Sister Helen Prejean

The Oakland East Bay Symphony will feature four poems based on the meditations of Sister Helen Prejean, set to music by Bay Area composer Jake Heggie, during its May 14 and May 16 performances at Oakland’s Paramount Theatre.

Heggie had asked Sister Prejean, author of “Dead Man Walking,” for some reflections on her spiritual journey after his first opera, “Dead Man Walking,” based on her best-selling book, premiered with the San Francisco Opera in October 2000.

She sent him six meditations from which he developed the text and music for four songs. The song cycle, “The Deepest Desire: Four Meditations on Love,” pre-miered in 2002.

Mezzoso-prano Layna Chianakas will sing the piece for the Oakland East Bay Symphony performances.

Heggie has also used texts by Sister Prejean for his choral piece, “Seeking Higher Ground,” a reflection on Hurricane Katrina and its aftermath in New Orleans.

In program notes for “The Deepest Desire,” Heggie tells of driving Sister Prejean to the airport and asking her about her spirituality. “She answered that at one point in her life she’d had to throw away all the ‘stuff she’d been told she needs, the ‘stuff’ she’d been told she must have, must pursue, must obtain.
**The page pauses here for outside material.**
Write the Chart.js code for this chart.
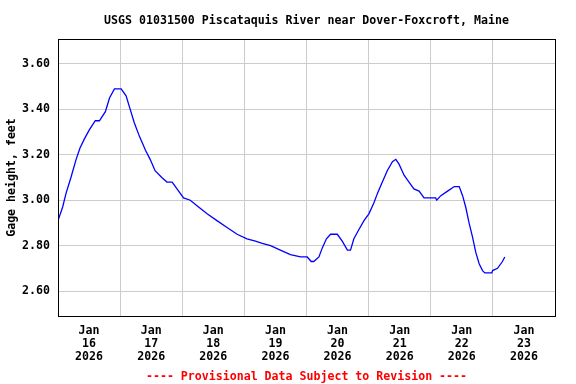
<!DOCTYPE html>
<html lang="en">
<head>
<meta charset="UTF-8">
<title>USGS 01031500 Piscataquis River near Dover-Foxcroft, Maine</title>
<script src="https://cdn.jsdelivr.net/npm/chart.js@4"></script>
<style>
  html, body { margin: 0; padding: 0; background: #fff; }
</style>
</head>
<body>
<canvas id="chart" width="576" height="384"></canvas>
<script>
// ---------------------------------------------------------------------------
// Data: hours since Jan 16 2026 00:00, gage height in feet
// ---------------------------------------------------------------------------
const hours = [
  0, 1.8, 3.1, 5.0, 7.0, 8.5, 10.2, 12.1, 14.4, 16.0, 18.3, 19.9, 21.8, 24.4,
  26.3, 27.9, 29.5, 31.5, 33.8, 35.6, 37.5, 40.1, 42.1, 44.1, 46.6, 48.5, 51.1,
  54.3, 57.6, 61.4, 65.3, 69.2, 73.0, 76.3, 78.9, 82.1, 85.9, 89.8, 93.7, 96.3,
  97.8, 98.8, 100.8, 102.1, 103.7, 105.3, 107.9, 109.8, 111.8, 113.0, 114.3,
  116.2, 118.2, 120.1, 122.1, 123.4, 125.3, 127.2, 129.2, 130.5, 131.7, 133.7,
  135.6, 137.5, 139.5, 141.4, 145.9, 146.3, 147.9, 150.5, 153.1, 155.0, 156.3,
  157.5, 158.8, 160.1, 161.4, 162.7, 164.0, 164.9, 167.6, 167.9, 169.8, 171.7,
  172.6
];
const gageFt = [
  2.91, 2.97, 3.03, 3.10, 3.18, 3.23, 3.27, 3.31, 3.35, 3.35, 3.39, 3.45, 3.49, 3.49,
  3.46, 3.40, 3.34, 3.28, 3.22, 3.18, 3.13, 3.10, 3.08, 3.08, 3.04, 3.01, 3.00,
  2.97, 2.94, 2.91, 2.88, 2.85, 2.83, 2.82, 2.81, 2.80, 2.78, 2.76, 2.75, 2.75,
  2.73, 2.73, 2.75, 2.79, 2.83, 2.85, 2.85, 2.82, 2.78, 2.78, 2.83,
  2.87, 2.91, 2.94, 2.99, 3.03, 3.08, 3.13, 3.17, 3.18, 3.16, 3.11,
  3.08, 3.05, 3.04, 3.01, 3.01, 3.00, 3.02, 3.04, 3.06, 3.06, 3.02,
  2.97, 2.90, 2.84, 2.77, 2.72, 2.69, 2.68, 2.68, 2.69, 2.70, 2.73,
  2.75
];
const dayLabels = ['16', '17', '18', '19', '20', '21', '22', '23'];
const monthLabel = 'Jan';
const yearLabel = '2026';
const yTicks = [2.6, 2.8, 3.0, 3.2, 3.4, 3.6];

const FONT = { family: "'DejaVu Sans Mono', monospace", size: 11.6, weight: 'bold', lineHeight: 1.12 };

// black frame round the plot area
const framePlugin = {
  id: 'frame',
  afterDraw(chart) {
    const { ctx, chartArea: a } = chart;
    ctx.save();
    ctx.strokeStyle = '#000';
    ctx.lineWidth = 1;
    ctx.strokeRect(Math.round(a.left) + 0.5, Math.round(a.top) + 0.5,
                   Math.round(a.right - a.left), Math.round(a.bottom - a.top));
    ctx.restore();
  }
};

new Chart(document.getElementById('chart'), {
  type: 'line',
  data: {
    datasets: [{
      data: hours.map((h, i) => ({ x: h, y: gageFt[i] })),
      borderColor: '#0000ff',
      borderWidth: 1.3,
      pointRadius: 0,
      tension: 0,
    }]
  },
  options: {
    responsive: false,
    animation: false,
    devicePixelRatio: 1,
    layout: { padding: { top: 0, left: 0, right: 21, bottom: 0 } },
    plugins: {
      legend: { display: false },
      tooltip: { enabled: false },
      title: {
        display: true,
        text: 'USGS 01031500 Piscataquis River near Dover-Foxcroft, Maine',
        color: '#000',
        font: FONT,
        fullSize: false,
        padding: { top: 14, bottom: 12 },
      },
      subtitle: {
        display: true,
        position: 'bottom',
        text: '---- Provisional Data Subject to Revision ----',
        color: '#ff0000',
        font: FONT,
        fullSize: false,
        padding: { top: 0, bottom: 1 },
      },
    },
    scales: {
      x: {
        type: 'linear',
        min: 0,
        max: 192,
        border: { display: false },
        afterBuildTicks: axis => {
          const t = [];
          for (let v = 0; v <= 192; v += 12) t.push({ value: v });
          axis.ticks = t;
        },
        afterFit: axis => { axis.height = 54; },
        grid: {
          drawTicks: false,
          lineWidth: 1,
          color: c => (c.tick && c.tick.value % 24 === 0) ? '#cccccc' : 'rgba(0,0,0,0)',
        },
        ticks: {
          autoSkip: false,
          maxRotation: 0,
          padding: 8,
          color: '#000',
          font: FONT,
          callback: v => (v % 24 === 12) ? [monthLabel, dayLabels[(v - 12) / 24], yearLabel] : '',
        },
      },
      y: {
        min: 2.49,
        max: 3.71,
        border: { display: false },
        afterBuildTicks: axis => { axis.ticks = yTicks.map(v => ({ value: v })); },
        afterFit: axis => { axis.width = 58; },
        grid: { drawTicks: false, color: '#cccccc', lineWidth: 1 },
        ticks: {
          padding: 8,
          color: '#000',
          font: FONT,
          callback: v => Number(v).toFixed(2),
        },
        title: {
          display: true,
          text: 'Gage height, feet',
          color: '#000',
          font: FONT,
          padding: { top: 5, bottom: 0 },
        },
      },
    },
  },
  plugins: [framePlugin],
});
</script>
</body>
</html>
She went to the deepest waters of her being, and it was there she found the core of her spirituality: the deepest desire of her heart.”

Layna Chianakas

Sister Prejean, a member of the Congregation of St. Joseph, began her prison ministry in 1981 when she dedicated her life to the poor of New Orleans. While living in the St. Thomas housing project, she became pen pals with Patrick Sonnier, the convicted killer of two teenagers, sentenced to die in the electric chair of Louisiana’s Angola State Prison.

Upon Sonnier’s request, she repeatedly visited him as his spiritual advisor. She turned her experiences into a book that was nominated for a 1993 Pulitzer Prize. “Dead Man Walking: An Eyewitness Account of the Death Penalty in the United States” was number one on the New York Times Best Seller List for 31 weeks. It also was an international best seller and has been translated into 10 languages.
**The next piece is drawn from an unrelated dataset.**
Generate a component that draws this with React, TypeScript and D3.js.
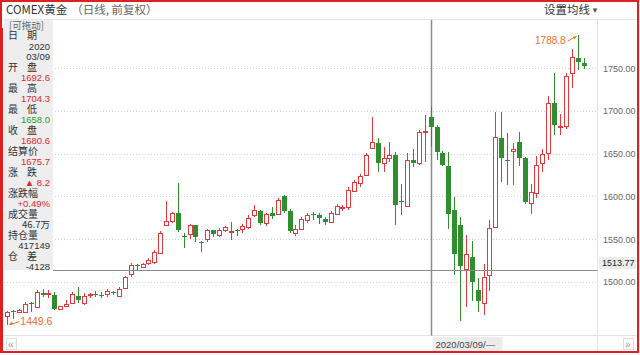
import React from 'react';
import * as d3 from 'd3';

const dates = [
  '2019-11-25','2019-11-26','2019-11-27','2019-11-29','2019-12-02','2019-12-03','2019-12-04','2019-12-05','2019-12-06',
  '2019-12-09','2019-12-10','2019-12-11','2019-12-12','2019-12-13','2019-12-16','2019-12-17','2019-12-18','2019-12-19',
  '2019-12-20','2019-12-23','2019-12-24','2019-12-26','2019-12-27','2019-12-30','2019-12-31','2020-01-02','2020-01-03',
  '2020-01-06','2020-01-07','2020-01-08','2020-01-09','2020-01-10','2020-01-13','2020-01-14','2020-01-15','2020-01-16',
  '2020-01-17','2020-01-20','2020-01-21','2020-01-22','2020-01-23','2020-01-24','2020-01-27','2020-01-28','2020-01-29',
  '2020-01-30','2020-01-31','2020-02-03','2020-02-04','2020-02-05','2020-02-06','2020-02-07','2020-02-10','2020-02-11',
  '2020-02-12','2020-02-13','2020-02-14','2020-02-17','2020-02-18','2020-02-19','2020-02-20','2020-02-21','2020-02-24',
  '2020-02-25','2020-02-26','2020-02-27','2020-02-28','2020-03-02','2020-03-03','2020-03-04','2020-03-05','2020-03-06',
  '2020-03-09','2020-03-10','2020-03-11','2020-03-12','2020-03-13','2020-03-16','2020-03-17','2020-03-18','2020-03-19',
  '2020-03-20','2020-03-23','2020-03-24','2020-03-25','2020-03-26','2020-03-27','2020-03-30','2020-03-31','2020-04-01',
  '2020-04-02','2020-04-03','2020-04-06','2020-04-07','2020-04-08','2020-04-09','2020-04-13','2020-04-14','2020-04-15',
];

const opens = [
  1459, 1466, 1465, 1465, 1475, 1471.5, 1487, 1486, 1485,
  1468, 1472, 1475, 1483, 1475, 1485, 1486, 1484, 1485,
  1488, 1484, 1492, 1508, 1520, 1518, 1521, 1523, 1534,
  1566, 1571, 1581, 1554, 1555, 1566, 1547, 1549, 1560,
  1555, 1560, 1558, 1561, 1561, 1565, 1578, 1583, 1568,
  1580, 1580, 1600, 1583, 1557, 1562, 1572, 1579, 1578,
  1574, 1571, 1580, 1586.5, 1587, 1607, 1616, 1625, 1657.5,
  1663, 1639, 1644, 1648, 1595, 1588, 1643, 1639, 1675,
  1692.6, 1681, 1651, 1635, 1584, 1566, 1515, 1529, 1490,
  1474, 1508, 1565, 1668, 1643, 1654, 1664, 1645, 1592,
  1604, 1639, 1650, 1709, 1681, 1682, 1745, 1762, 1756.5,
];
const highs = [
  1466, 1466.5, 1468, 1476, 1476, 1490, 1491, 1490, 1488,
  1472, 1478, 1488, 1494, 1487, 1487, 1489, 1488, 1491,
  1489, 1494, 1507, 1522, 1521, 1522, 1528, 1537, 1559,
  1594, 1582, 1616, 1557, 1568, 1567, 1548, 1562, 1561,
  1563, 1565, 1570, 1562, 1568, 1578, 1590, 1584, 1581,
  1587, 1598, 1601, 1585, 1566, 1576, 1580, 1582, 1581,
  1576, 1583, 1591, 1590, 1611, 1619, 1626, 1651, 1693,
  1668, 1658, 1664, 1652, 1615, 1651, 1655, 1678, 1695,
  1704.3, 1683, 1653, 1652, 1599, 1576, 1555, 1548, 1504,
  1521, 1572, 1699, 1699, 1674, 1662, 1675, 1646, 1614,
  1647, 1655, 1717, 1744, 1697, 1744, 1773, 1788.8, 1762,
];
const lows = [
  1449.6, 1456, 1464, 1463, 1464, 1470, 1482, 1481, 1467,
  1467, 1471, 1474, 1475.5, 1473, 1481, 1482, 1481, 1482,
  1485, 1483, 1491, 1506, 1514, 1517, 1519, 1521, 1533,
  1565, 1569, 1558.5, 1540, 1550, 1547, 1535, 1547, 1552,
  1552, 1558, 1549, 1553, 1557, 1562, 1576, 1567, 1565,
  1574, 1578, 1581, 1557, 1553, 1560, 1569, 1572, 1568,
  1566, 1569, 1578, 1583, 1584, 1605, 1611, 1624, 1657,
  1629, 1629, 1640, 1567, 1578, 1587, 1634.5, 1637, 1640,
  1658.0, 1643, 1635, 1562, 1508, 1454, 1470, 1477, 1464,
  1461, 1489, 1563, 1617, 1613, 1613, 1635, 1591, 1579,
  1598, 1628, 1642, 1672, 1672, 1679, 1727, 1748, 1749,
];
const closes = [
  1464, 1465.5, 1467, 1474, 1474, 1488.5, 1485, 1486.5, 1469,
  1471, 1474, 1486, 1478, 1483, 1485.5, 1485, 1483.5, 1489,
  1487, 1492, 1505, 1519, 1519, 1521, 1525, 1535, 1557,
  1571, 1580, 1561.5, 1553, 1566, 1552, 1546, 1560, 1555,
  1561, 1564, 1559, 1560, 1565, 1575, 1584, 1568.5, 1579,
  1576, 1596, 1583, 1560, 1562, 1574, 1578, 1578, 1574,
  1571, 1581, 1589, 1587, 1607, 1617, 1624, 1648, 1664,
  1639, 1645, 1648, 1590, 1594, 1642, 1640, 1675, 1676,
  1680.6, 1652, 1637, 1579, 1532, 1518, 1532, 1500, 1477,
  1505, 1563, 1670, 1645, 1642, 1656, 1645, 1594, 1605,
  1637, 1650, 1709, 1683, 1682.5, 1741, 1763.5, 1757, 1753.5,
];

const yTicks = [1500, 1550, 1600, 1650, 1700, 1750];
const crossDate = '2020-03-09';
const crossPrice = 1513.77;
const minLabel = '1449.6';
const maxLabel = '1788.8';

const panelRows = [
  { text: '[可拖动]', kind: 'hint' },
  { text: '日期', kind: 'label' },
  { text: '2020', kind: 'value', color: '#333' },
  { text: '03/09', kind: 'value', color: '#333' },
  { text: '开盘', kind: 'label' },
  { text: '1692.6', kind: 'value', color: '#e0282e' },
  { text: '最高', kind: 'label' },
  { text: '1704.3', kind: 'value', color: '#e0282e' },
  { text: '最低', kind: 'label' },
  { text: '1658.0', kind: 'value', color: '#2f9a2f' },
  { text: '收盘', kind: 'label' },
  { text: '1680.6', kind: 'value', color: '#e0282e' },
  { text: '结算价', kind: 'label' },
  { text: '1675.7', kind: 'value', color: '#e0282e' },
  { text: '涨跌', kind: 'label' },
  { text: '▲ 8.2', kind: 'value', color: '#e0282e' },
  { text: '涨跌幅', kind: 'label' },
  { text: '+0.49%', kind: 'value', color: '#e0282e' },
  { text: '成交量', kind: 'label' },
  { text: '46.7万', kind: 'value', color: '#333' },
  { text: '持仓量', kind: 'label' },
  { text: '417149', kind: 'value', color: '#333' },
  { text: '仓差', kind: 'label' },
  { text: '-4128', kind: 'value', color: '#333' },
];

const RED = '#e4393c';
const GREEN = '#2f8f2f';
const ORANGE = '#e8702a';
const CJK = '"Noto Sans CJK SC", "Liberation Sans", sans-serif';
const NUM = '"Liberation Sans", Arial, sans-serif';

export default function App() {
  const W = 640, H = 355;
  const x = d3.scalePoint<string>().domain(dates).range([7.3, 583.5]);
  const y = d3.scaleLinear().domain([1500, 1750]).range([281.7, 68.3]);

  const candles = dates.map((d, i) => {
    const o = opens[i], c = closes[i], h = highs[i], l = lows[i];
    const up = c >= o;
    const cx = Math.round(x(d) as number) + 0.5;
    const top = y(Math.max(o, c));
    const bot = y(Math.min(o, c));
    const bh = Math.max(1, bot - top);
    return (
      <g key={d}>
        <line x1={cx} x2={cx} y1={y(h)} y2={y(l)} stroke={up ? RED : GREEN} strokeWidth={1} />
        {up ? (
          <rect x={cx - 2} y={Math.round(top) + 0.5} width={4} height={Math.max(1, Math.round(bh))} fill="#fff" stroke={RED} strokeWidth={1} />
        ) : (
          <rect x={cx - 2.5} y={Math.round(top)} width={5} height={Math.max(1, Math.round(bh))} fill={GREEN} />
        )}
      </g>
    );
  });

  const iMin = lows.indexOf(d3.min(lows) as number);
  const iMax = highs.indexOf(d3.max(highs) as number);
  const minX = x(dates[iMin]) as number;
  const minY = y(lows[iMin]);
  const maxX = x(dates[iMax]) as number;
  const maxY = y(highs[iMax]);
  const crossX = Math.round(x(crossDate) as number) + 0.5;
  const crossY = Math.round(y(crossPrice)) + 0.5;

  const plotRight = 597.5;
  const plotBottom = 335.5;

  return (
    <svg width={W} height={H} style={{ position: 'absolute', left: 0, top: 0, background: '#fff' }}>
      {/* header */}
      <text x={6} y={14} fontFamily={CJK} fontSize={11.5} fill="#333">
        COMEX黄金<tspan fill="#666" dx={4}>（日线, 前复权）</tspan>
      </text>
      <text x={544} y={14} fontFamily={CJK} fontSize={11.5} fill="#333">设置均线</text>
      <text x={591} y={13} fontFamily={NUM} fontSize={8} fill="#555">▼</text>
      <line x1={3} x2={637} y1={19.5} y2={19.5} stroke="#e6e6e6" />

      {/* grid */}
      {yTicks.map(t => (
        <line key={t} x1={4} x2={plotRight} y1={Math.round(y(t)) + 0.5} y2={Math.round(y(t)) + 0.5}
          stroke="#cfcfcf" strokeDasharray="1,2" />
      ))}
      <line x1={plotRight} x2={plotRight} y1={20} y2={351} stroke="#e3e3e3" />
      <line x1={3} x2={637} y1={plotBottom} y2={plotBottom} stroke="#e3e3e3" />

      {/* right axis labels */}
      {yTicks.map(t => (
        <text key={t} x={603} y={y(t) + 3.5} fontFamily={NUM} fontSize={9} fill="#666">{t.toFixed(2)}</text>
      ))}

      {/* vertical crosshair */}
      <line x1={crossX} x2={crossX} y1={20} y2={plotBottom} stroke="#8a8a8a" strokeWidth={1.5} />

      {/* candles */}
      <g shapeRendering="crispEdges">{candles}</g>

      {/* horizontal crosshair */}
      <line x1={53} x2={plotRight} y1={crossY} y2={crossY} stroke="#8a8a8a" strokeWidth={1} />
      <rect x={599} y={257} width={37} height={12} fill="#ececec" />
      <text x={602} y={266} fontFamily={NUM} fontSize={9} fill="#222">{crossPrice.toFixed(2)}</text>

      {/* extreme labels */}
      <line x1={maxX - 10} x2={maxX - 1} y1={maxY + 6} y2={maxY + 1} stroke={ORANGE} strokeWidth={1} />
      <path d={`M${maxX - 1},${maxY + 1} l-4,0.5 l2,2.5 Z`} fill={ORANGE} />
      <text x={maxX - 12} y={maxY + 9} textAnchor="end" fontFamily={NUM} fontSize={10} fill={ORANGE}>{maxLabel}</text>
      <line x1={minX + 12} x2={minX + 2} y1={minY - 3} y2={minY} stroke={ORANGE} strokeWidth={1} />
      <path d={`M${minX + 2},${minY} l4,-0.5 l-2,-2.5 Z`} fill={ORANGE} />
      <text x={minX + 13} y={minY + 0.5} fontFamily={NUM} fontSize={10.5} fill={ORANGE}>{minLabel}</text>

      {/* info panel */}
      <rect x={4} y={20} width={49} height={250} fill="#eeeeee" />
      {panelRows.map((r, k) => {
        const cy = 25 + 10.5 * k + 3.5;
        if (r.kind === 'hint') {
          return <text key={k} x={9} y={cy} fontFamily={CJK} fontSize={9.5} fill="#666">{r.text}</text>;
        }
        if (r.kind === 'label') {
          if (r.text.length === 2) {
            return (
              <g key={k}>
                <text x={8} y={cy} fontFamily={CJK} fontSize={10} fill="#333">{r.text[0]}</text>
                <text x={27} y={cy} fontFamily={CJK} fontSize={10} fill="#333">{r.text[1]}</text>
              </g>
            );
          }
          return <text key={k} x={8} y={cy} fontFamily={CJK} fontSize={10} fill="#333">{r.text}</text>;
        }
        return <text key={k} x={50} y={cy} textAnchor="end" fontFamily={r.text.includes('万') ? CJK : NUM} fontSize={9.5} fill={r.color}>{r.text}</text>;
      })}

      {/* bottom bar */}
      <rect x={crossX + 1} y={337} width={70} height={15} fill="#ececec" />
      <text x={crossX + 4} y={348} fontFamily={NUM} fontSize={9.5} fill="#444">2020/03/09/—</text>
      <rect x={6.5} y={338.5} width={10} height={11} fill="#fff" stroke="#ddd" />
      <text x={8} y={348} fontFamily={NUM} fontSize={10} fill="#999">«</text>
      <rect x={623.5} y={338.5} width={10} height={11} fill="#fff" stroke="#ddd" />
      <text x={625} y={348} fontFamily={NUM} fontSize={10} fill="#999">»</text>

      {/* red frame */}
      <rect x={1} y={1} width={637} height={351} fill="none" stroke="#e02020" strokeWidth={2} />
      <rect x={0} y={28} width={3} height={325} fill="#e02020" />
    </svg>
  );
}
The book was developed into a major motion picture starring Susan Sarandon as Sister Prejean and Sean Penn as a death row inmate. The movie received four Oscar nominations including Tim Robbins for Best Director, Sean Penn for Best Actor, Susan Sarandon for Best Actress, and Bruce Springsteen’s “Dead Man Walking” for Best Song. Susan Sarandon won the award for Best Actress.
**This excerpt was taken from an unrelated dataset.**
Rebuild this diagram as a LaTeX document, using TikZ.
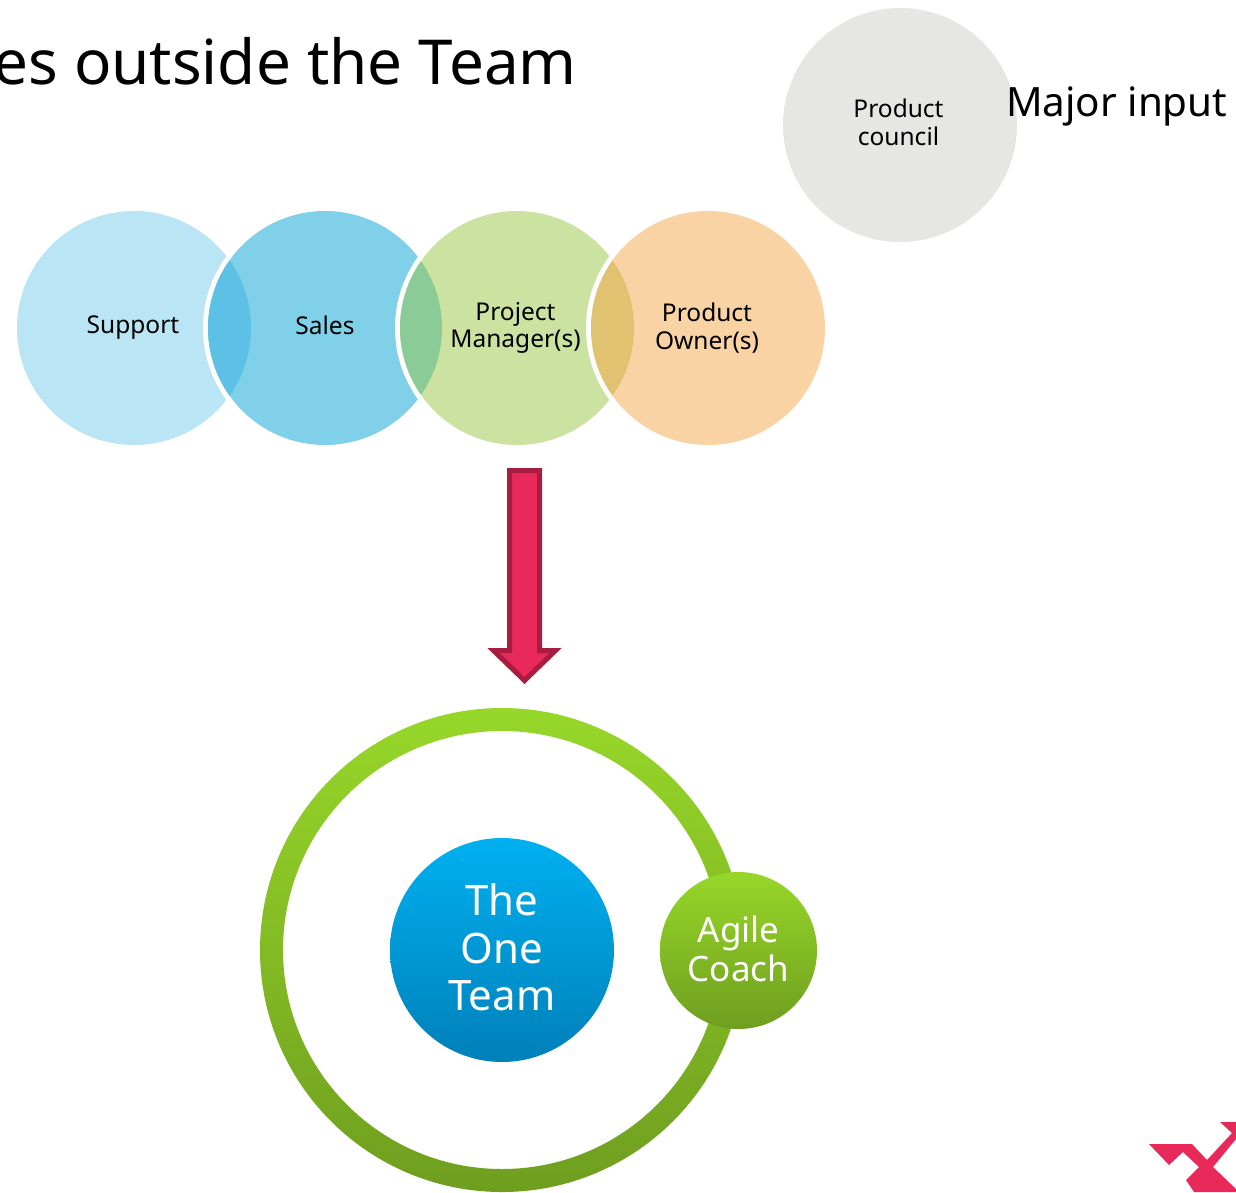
\documentclass[tikz,border=0pt]{standalone}
\usepackage{fontspec}
\setmainfont{Noto Sans}
\usepackage{tikz}
\definecolor{supportblue}{HTML}{B9E5F4}
\definecolor{salesblue}{HTML}{80D0EA}
\definecolor{managergreen}{HTML}{CBE2A0}
\definecolor{ownerorange}{HTML}{FAD3A4}
\definecolor{lensblue}{HTML}{5CC1E5}
\definecolor{lensgreen}{HTML}{8ACB97}
\definecolor{lensorange}{HTML}{E0C270}
\definecolor{councilgray}{HTML}{E6E6E4}
\definecolor{arrowred}{HTML}{E8295A}
\definecolor{arrowdark}{HTML}{A81C40}
\definecolor{logored}{HTML}{E8295A}
\definecolor{greentop}{HTML}{97D729}
\definecolor{greenbot}{HTML}{6F9E1F}
\definecolor{bluetop}{HTML}{00B0F0}
\definecolor{bluebot}{HTML}{0080B8}
\tikzset{
	rolecircle/.style={circle, minimum size=234pt, inner sep=0pt, outer sep=0pt, align=center, font=\fontsize{24.5}{27.5}\selectfont, text=black},
	gradcircle/.style={circle, inner sep=0pt, outer sep=0pt, align=center, text=white},
}
\begin{document}
\begin{tikzpicture}[x=1pt,y=-1pt]
	\useasboundingbox (0,0) rectangle (1236,1192);
	\node[anchor=base east, inner sep=0pt, font=\fontsize{62}{70}\selectfont] (title) at (577,84) {es outside the Team};
	\node[rolecircle, fill=councilgray] (council) at (900,125) {Product\kern3pt\\council\kern3pt\vphantom{p}};
	\node[anchor=base west, inner sep=0pt, font=\fontsize{40.4}{46}\selectfont] (input) at (1006,116) {Major input};
	\node[rolecircle, fill=supportblue] (support) at (134,328) {Support\kern2pt};
	\fill[white] (325,328) circle (122);
	\node[rolecircle, fill=salesblue] (sales) at (325,328) {Sales\vphantom{p}};
	\begin{scope}
		\clip (325,328) circle (117);
		\fill[lensblue] (134,328) circle (117);
	\end{scope}
	\fill[white] (517,328) circle (122);
	\node[rolecircle, fill=managergreen] (manager) at (517,328) {Project\kern3pt\\Manager(s)\kern3pt};
	\begin{scope}
		\clip (517,328) circle (117);
		\fill[lensgreen] (325,328) circle (117);
	\end{scope}
	\fill[white] (708,328) circle (122);
	\node[rolecircle, fill=ownerorange] (owner) at (708,328) {Product\kern2pt\\Owner(s)\kern2pt};
	\begin{scope}
		\clip (708,328) circle (117);
		\fill[lensorange] (517,328) circle (117);
	\end{scope}
	\filldraw[fill=arrowred, draw=arrowdark, line width=5pt, miter limit=10] (509.5,470.5) -- (539.5,470.5) -- (539.5,650.5) -- (555.5,650.5) -- (524.5,680.5) -- (493.5,650.5) -- (509.5,650.5) -- cycle;
	\shade[top color=greentop, bottom color=greenbot, even odd rule] (502,950) circle (242) (502,950) circle (219);
	\node[gradcircle, minimum size=224pt, top color=bluetop, bottom color=bluebot, font=\fontsize{42}{47.5}\selectfont] (team) at (502,950) {The\\One\\Team\vphantom{,}};
	\node[gradcircle, minimum size=157pt, top color=greentop, bottom color=greenbot, font=\fontsize{35}{39}\selectfont] (coach) at (738.5,950.5) {Agile\\Coach\vphantom{,}};
	\fill[logored] (1149,1144) -- (1192,1144) -- (1207,1160) -- (1232,1133) -- (1220,1122) -- (1236,1122) -- (1236,1139) -- (1213,1167) -- (1236,1189) -- (1236,1192) -- (1194,1192) -- (1186,1180) -- (1199,1167) -- (1183,1152) -- (1169,1165) -- cycle;
\end{tikzpicture}
\end{document}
When Heggie’s opera “Dead Man Walking” premiered with San Francisco Opera, renowned soprano Frederica von Stade, a member of St. Joseph Basilica Parish in Alameda, played the role of the condemned man’s mother.

In “The Deepest Desire” Heggie has written the vocal line as Sister Prejean’s recounting of her vocation journey — the call, her struggle and her acceptance. The two musical instruments, the flute and piano, express the mystery of her call as well as her emotional journey to acceptance.

Along with Heggie’s song cycle, the Oakland East Bay Symphony will perform Beethoven’s No. 9 “Choral, best known as Ode to Joy with the Oakland Symphony Chorus. Performances are at 8 p.m. on May 14 and 2 p.m. on May 16.